AIM OF THE EXERCISE: Return the material exactly, first line through the line containing "(0,0) rectangle (910,347);", and nothing more. Pictures stay out.

-- START OF PROVIDED MATERIAL --

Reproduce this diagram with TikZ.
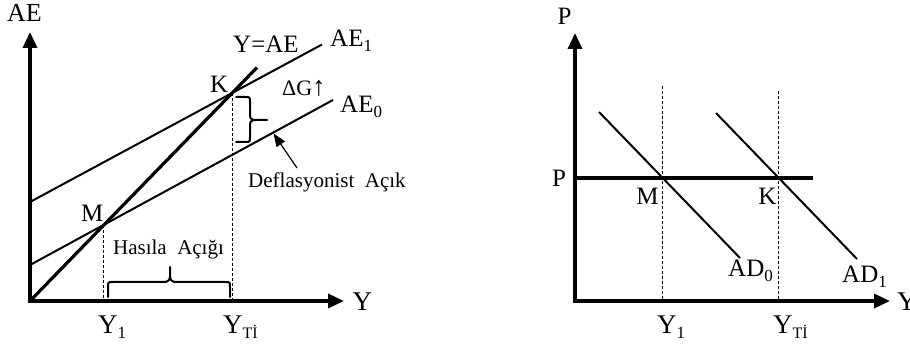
\documentclass[tikz,border=0pt]{standalone}
\usepackage{fontspec}
\setmainfont{Liberation Serif}
\usetikzlibrary{arrows.meta}
\newcommand\lsub[2][17]{\raisebox{-5pt}{\fontsize{#1}{#1}\selectfont #2}}
\begin{document}
\begin{tikzpicture}[x=1pt,y=-1pt,
  lbl/.style={inner sep=0pt, anchor=base west, font=\fontsize{25}{30}\selectfont},
  big/.style={lbl, font=\fontsize{27}{30}\selectfont},
  smalllbl/.style={lbl, font=\fontsize{21}{24}\selectfont},
  axisline/.style={line width=3.5pt, line join=miter, {Triangle[length=16pt,width=14pt]}-{Triangle[length=16pt,width=14pt]}},
  thickline/.style={line width=3.2pt},
  curve/.style={line width=2pt},
  guide/.style={line width=0.9pt, dash pattern=on 3pt off 2pt},
  bracepath/.style={line width=2pt, line join=round, line cap=round},
  pointer/.style={line width=1.2pt, -{Triangle[length=13pt,width=10pt]}}
]
\useasboundingbox (0,0) rectangle (910,347);

% ---------- left panel ----------
\coordinate (O) at (30,301);
\coordinate (AEtop) at (30,32);
\coordinate (Yend) at (344,301);
\coordinate (K) at (232,93);
\coordinate (M) at (103.5,225);
\coordinate (YAEend) at (257,67.5);
\coordinate (AE1s) at (30,202);
\coordinate (AE1e) at (322,44.5);
\coordinate (AE0s) at (30,265);
\coordinate (AE0e) at (333,100);
\coordinate (Mfoot) at (103.5,301);
\coordinate (Kfoot) at (232,301);

\draw[curve] (AE1s) -- (AE1e);
\draw[curve] (AE0s) -- (AE0e);
\draw[thickline] (O) -- (YAEend);
\draw[guide] (M) -- (Mfoot);
\draw[guide] (K) -- (Kfoot);
\draw[axisline] (AEtop) -- (O) -- (Yend);

% brace next to K
\draw[bracepath] (236,97) -- (245,97) .. controls (250,97) .. (250,102) -- (250,115)
  .. controls (250,119) and (252,120) .. (256,120) -- (267,120) -- (256,120)
  .. controls (252,120) and (250,121) .. (250,125) -- (250,137)
  .. controls (250,142) .. (245,142) -- (236,142);
% brace on the axis
\draw[bracepath] (108,297) -- (108,287) .. controls (108,282) .. (113,282) -- (164,282)
  .. controls (168,282) and (170,280) .. (170,276) -- (170,267) -- (170,276)
  .. controls (170,280) and (172,282) .. (176,282) -- (225,282)
  .. controls (230,282) .. (230,287) -- (230,297);

\coordinate (arrS) at (297,168);
\coordinate (arrE) at (273.5,133.5);
\draw[pointer] (arrS) -- (arrE);

\node[lbl, font=\fontsize{26}{30}\selectfont] (lAE) at (7,22) {AE};
\node[big] (lY) at (352.5,310) {Y};
\node[lbl] (lYAE) at (233,53) {Y=AE};
\node[lbl] (lAE1) at (330,47) {AE\lsub{1}};
\node[lbl] (lAE0) at (340,113) {AE\lsub{0}};
\node[lbl, font=\fontsize{22}{26}\selectfont] (lDG) at (282,96) {ΔG{\fontsize{27}{27}\selectfont↑}};
\node[lbl] (lK) at (210,93) {K};
\node[lbl] (lM) at (81,222) {M};
\node[smalllbl, anchor=base] (lHA) at (168.5,255) {Hasıla~~Açığı};
\node[smalllbl] (lDA) at (248,188) {Deflasyonist~~Açık};
\node[big] (lY1) at (98,334) {Y\lsub{1}};
\node[big] (lYT) at (223,334) {Y\lsub[16]{Tİ}};

% ---------- right panel ----------
\coordinate (O2) at (575,301);
\coordinate (Ptop) at (575,33);
\coordinate (Y2end) at (890,301);
\coordinate (Ps) at (575,178);
\coordinate (Pe) at (813,178);
\coordinate (AD0s) at (599,112);
\coordinate (AD0e) at (740,258);
\coordinate (AD1s) at (716,113);
\coordinate (AD1e) at (857,259);
\coordinate (D1t) at (662,86);
\coordinate (D1b) at (662,301);
\coordinate (D2t) at (778,91);
\coordinate (D2b) at (778,301);

\draw[curve] (AD0s) -- (AD0e);
\draw[curve] (AD1s) -- (AD1e);
\draw[guide] (D1t) -- (D1b);
\draw[guide] (D2t) -- (D2b);
\draw[line width=3.5pt] (Ps) -- (Pe);
\draw[axisline] (Ptop) -- (O2) -- (Y2end);

\node[lbl, anchor=base] (rPt) at (564.5,25) {P};
\node[lbl, anchor=base] (rP) at (559,187) {P};
\node[lbl, anchor=base] (rM) at (647.5,205) {M};
\node[lbl, anchor=base] (rK) at (767.5,205) {K};
\node[lbl] (rAD0) at (728,277) {AD\lsub{0}};
\node[lbl] (rAD1) at (842,283) {AD\lsub{1}};
\node[big] (rY) at (897,310) {Y};
\node[big] (rY1) at (657,334) {Y\lsub{1}};
\node[big] (rYT) at (773,334) {Y\lsub[16]{Tİ}};
\end{tikzpicture}
\end{document}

-- END OF PROVIDED MATERIAL --

RESULT OF THE EXERCISE:
Reproduce this diagram with TikZ.
\documentclass[tikz,border=0pt]{standalone}
\usepackage{fontspec}
\setmainfont{Liberation Serif}
\usetikzlibrary{arrows.meta}
\newcommand\lsub[2][17]{\raisebox{-5pt}{\fontsize{#1}{#1}\selectfont #2}}
\begin{document}
\begin{tikzpicture}[x=1pt,y=-1pt,
  lbl/.style={inner sep=0pt, anchor=base west, font=\fontsize{25}{30}\selectfont},
  big/.style={lbl, font=\fontsize{27}{30}\selectfont},
  smalllbl/.style={lbl, font=\fontsize{21}{24}\selectfont},
  axisline/.style={line width=3.5pt, line join=miter, {Triangle[length=16pt,width=14pt]}-{Triangle[length=16pt,width=14pt]}},
  thickline/.style={line width=3.2pt},
  curve/.style={line width=2pt},
  guide/.style={line width=0.9pt, dash pattern=on 3pt off 2pt},
  bracepath/.style={line width=2pt, line join=round, line cap=round},
  pointer/.style={line width=1.2pt, -{Triangle[length=13pt,width=10pt]}}
]
\useasboundingbox (0,0) rectangle (910,347);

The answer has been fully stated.